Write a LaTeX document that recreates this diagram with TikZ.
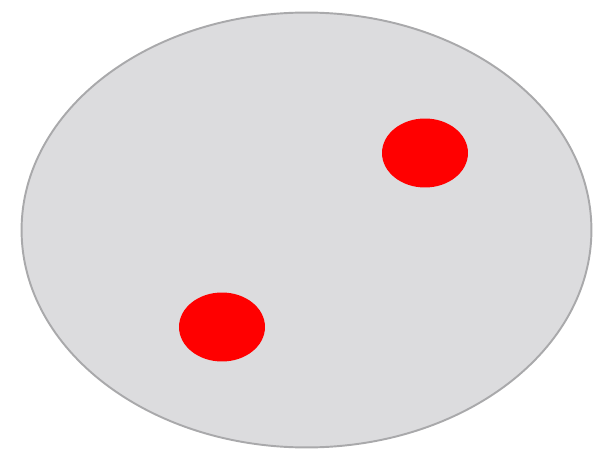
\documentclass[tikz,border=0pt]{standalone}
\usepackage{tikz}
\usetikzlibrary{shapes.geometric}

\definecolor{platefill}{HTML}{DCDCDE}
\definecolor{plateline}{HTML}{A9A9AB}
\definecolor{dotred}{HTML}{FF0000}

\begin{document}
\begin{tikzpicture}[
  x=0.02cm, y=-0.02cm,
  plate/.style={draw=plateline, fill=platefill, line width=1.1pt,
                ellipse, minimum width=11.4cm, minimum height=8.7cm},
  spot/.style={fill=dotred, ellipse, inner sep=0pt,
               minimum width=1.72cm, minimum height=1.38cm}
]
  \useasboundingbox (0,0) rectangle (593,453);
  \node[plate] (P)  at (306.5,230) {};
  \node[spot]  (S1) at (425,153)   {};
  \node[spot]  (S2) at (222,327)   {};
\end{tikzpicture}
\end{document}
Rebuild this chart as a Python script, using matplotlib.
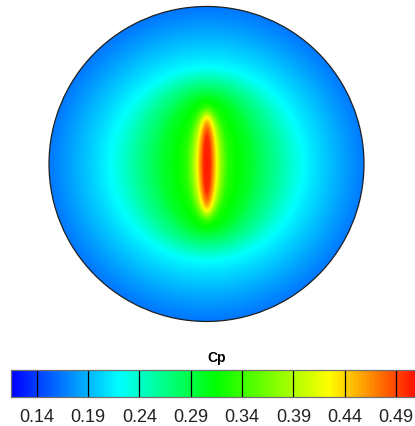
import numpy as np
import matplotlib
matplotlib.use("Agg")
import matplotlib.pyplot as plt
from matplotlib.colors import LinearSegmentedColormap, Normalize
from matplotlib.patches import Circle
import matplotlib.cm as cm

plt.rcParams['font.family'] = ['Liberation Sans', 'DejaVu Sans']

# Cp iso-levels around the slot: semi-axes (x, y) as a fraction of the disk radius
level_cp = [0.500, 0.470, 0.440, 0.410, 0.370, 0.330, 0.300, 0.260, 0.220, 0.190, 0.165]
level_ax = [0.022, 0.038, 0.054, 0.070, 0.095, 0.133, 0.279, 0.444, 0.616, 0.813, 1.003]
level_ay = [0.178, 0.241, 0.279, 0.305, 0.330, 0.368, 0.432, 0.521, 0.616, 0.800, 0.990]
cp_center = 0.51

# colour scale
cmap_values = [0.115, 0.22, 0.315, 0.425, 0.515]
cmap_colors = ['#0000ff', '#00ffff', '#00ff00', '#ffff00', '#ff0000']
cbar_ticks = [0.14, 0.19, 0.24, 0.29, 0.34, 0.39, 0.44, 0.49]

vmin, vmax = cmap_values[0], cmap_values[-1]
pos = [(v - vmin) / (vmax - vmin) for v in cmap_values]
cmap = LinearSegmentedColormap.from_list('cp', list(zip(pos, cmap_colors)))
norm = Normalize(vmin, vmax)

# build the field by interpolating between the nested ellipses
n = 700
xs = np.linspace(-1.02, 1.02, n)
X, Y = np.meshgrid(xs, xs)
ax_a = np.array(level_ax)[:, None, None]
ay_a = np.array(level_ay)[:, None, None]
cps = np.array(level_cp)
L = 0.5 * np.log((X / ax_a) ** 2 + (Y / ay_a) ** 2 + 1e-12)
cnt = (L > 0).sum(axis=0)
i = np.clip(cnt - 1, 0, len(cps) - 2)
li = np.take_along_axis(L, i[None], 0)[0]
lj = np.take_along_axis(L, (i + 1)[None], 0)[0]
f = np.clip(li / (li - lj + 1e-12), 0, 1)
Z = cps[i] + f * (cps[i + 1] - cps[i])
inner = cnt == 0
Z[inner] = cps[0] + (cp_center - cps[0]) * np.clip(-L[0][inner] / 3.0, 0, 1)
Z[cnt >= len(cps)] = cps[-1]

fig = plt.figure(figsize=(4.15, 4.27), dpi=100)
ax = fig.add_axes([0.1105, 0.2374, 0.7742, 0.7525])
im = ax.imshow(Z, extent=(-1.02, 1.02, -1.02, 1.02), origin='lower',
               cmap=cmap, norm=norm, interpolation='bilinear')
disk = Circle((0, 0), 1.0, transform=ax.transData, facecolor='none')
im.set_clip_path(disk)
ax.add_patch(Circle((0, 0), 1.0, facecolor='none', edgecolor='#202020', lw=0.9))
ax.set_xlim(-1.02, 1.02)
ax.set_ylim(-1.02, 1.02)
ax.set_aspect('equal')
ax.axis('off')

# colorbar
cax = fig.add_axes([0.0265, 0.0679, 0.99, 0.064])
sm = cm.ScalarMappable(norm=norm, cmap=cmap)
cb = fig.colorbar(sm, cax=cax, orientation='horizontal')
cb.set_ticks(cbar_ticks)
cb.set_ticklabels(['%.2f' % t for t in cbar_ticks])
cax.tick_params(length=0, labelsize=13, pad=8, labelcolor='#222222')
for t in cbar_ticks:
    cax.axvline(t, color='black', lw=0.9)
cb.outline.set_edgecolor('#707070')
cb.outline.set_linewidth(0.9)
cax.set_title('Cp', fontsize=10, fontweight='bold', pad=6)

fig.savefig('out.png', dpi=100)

------------------------------------------------

[Written instruction]:
The pictures should not be reproduced; quote all of the other material exactly.

[Solution]:
Write a LaTeX document that recreates this diagram with TikZ.
\documentclass[tikz,border=0pt]{standalone}
\usepackage{tikz}
\usetikzlibrary{shapes.geometric}

\definecolor{platefill}{HTML}{DCDCDE}
\definecolor{plateline}{HTML}{A9A9AB}
\definecolor{dotred}{HTML}{FF0000}

\begin{document}
\begin{tikzpicture}[
  x=0.02cm, y=-0.02cm,
  plate/.style={draw=plateline, fill=platefill, line width=1.1pt,
                ellipse, minimum width=11.4cm, minimum height=8.7cm},
  spot/.style={fill=dotred, ellipse, inner sep=0pt,
               minimum width=1.72cm, minimum height=1.38cm}
]
  \useasboundingbox (0,0) rectangle (593,453);
  \node[plate] (P)  at (306.5,230) {};
  \node[spot]  (S1) at (425,153)   {};
  \node[spot]  (S2) at (222,327)   {};
\end{tikzpicture}
\end{document}
Rebuild this chart as a Python script, using matplotlib.
import numpy as np
import matplotlib
matplotlib.use("Agg")
import matplotlib.pyplot as plt
from matplotlib.colors import LinearSegmentedColormap, Normalize
from matplotlib.patches import Circle
import matplotlib.cm as cm

plt.rcParams['font.family'] = ['Liberation Sans', 'DejaVu Sans']

# Cp iso-levels around the slot: semi-axes (x, y) as a fraction of the disk radius
level_cp = [0.500, 0.470, 0.440, 0.410, 0.370, 0.330, 0.300, 0.260, 0.220, 0.190, 0.165]
level_ax = [0.022, 0.038, 0.054, 0.070, 0.095, 0.133, 0.279, 0.444, 0.616, 0.813, 1.003]
level_ay = [0.178, 0.241, 0.279, 0.305, 0.330, 0.368, 0.432, 0.521, 0.616, 0.800, 0.990]
cp_center = 0.51

# colour scale
cmap_values = [0.115, 0.22, 0.315, 0.425, 0.515]
cmap_colors = ['#0000ff', '#00ffff', '#00ff00', '#ffff00', '#ff0000']
cbar_ticks = [0.14, 0.19, 0.24, 0.29, 0.34, 0.39, 0.44, 0.49]

vmin, vmax = cmap_values[0], cmap_values[-1]
pos = [(v - vmin) / (vmax - vmin) for v in cmap_values]
cmap = LinearSegmentedColormap.from_list('cp', list(zip(pos, cmap_colors)))
norm = Normalize(vmin, vmax)

# build the field by interpolating between the nested ellipses
n = 700
xs = np.linspace(-1.02, 1.02, n)
X, Y = np.meshgrid(xs, xs)
ax_a = np.array(level_ax)[:, None, None]
ay_a = np.array(level_ay)[:, None, None]
cps = np.array(level_cp)
L = 0.5 * np.log((X / ax_a) ** 2 + (Y / ay_a) ** 2 + 1e-12)
cnt = (L > 0).sum(axis=0)
i = np.clip(cnt - 1, 0, len(cps) - 2)
li = np.take_along_axis(L, i[None], 0)[0]
lj = np.take_along_axis(L, (i + 1)[None], 0)[0]
f = np.clip(li / (li - lj + 1e-12), 0, 1)
Z = cps[i] + f * (cps[i + 1] - cps[i])
inner = cnt == 0
Z[inner] = cps[0] + (cp_center - cps[0]) * np.clip(-L[0][inner] / 3.0, 0, 1)
Z[cnt >= len(cps)] = cps[-1]

fig = plt.figure(figsize=(4.15, 4.27), dpi=100)
ax = fig.add_axes([0.1105, 0.2374, 0.7742, 0.7525])
im = ax.imshow(Z, extent=(-1.02, 1.02, -1.02, 1.02), origin='lower',
               cmap=cmap, norm=norm, interpolation='bilinear')
disk = Circle((0, 0), 1.0, transform=ax.transData, facecolor='none')
im.set_clip_path(disk)
ax.add_patch(Circle((0, 0), 1.0, facecolor='none', edgecolor='#202020', lw=0.9))
ax.set_xlim(-1.02, 1.02)
ax.set_ylim(-1.02, 1.02)
ax.set_aspect('equal')
ax.axis('off')

# colorbar
cax = fig.add_axes([0.0265, 0.0679, 0.99, 0.064])
sm = cm.ScalarMappable(norm=norm, cmap=cmap)
cb = fig.colorbar(sm, cax=cax, orientation='horizontal')
cb.set_ticks(cbar_ticks)
cb.set_ticklabels(['%.2f' % t for t in cbar_ticks])
cax.tick_params(length=0, labelsize=13, pad=8, labelcolor='#222222')
for t in cbar_ticks:
    cax.axvline(t, color='black', lw=0.9)
cb.outline.set_edgecolor('#707070')
cb.outline.set_linewidth(0.9)
cax.set_title('Cp', fontsize=10, fontweight='bold', pad=6)

fig.savefig('out.png', dpi=100)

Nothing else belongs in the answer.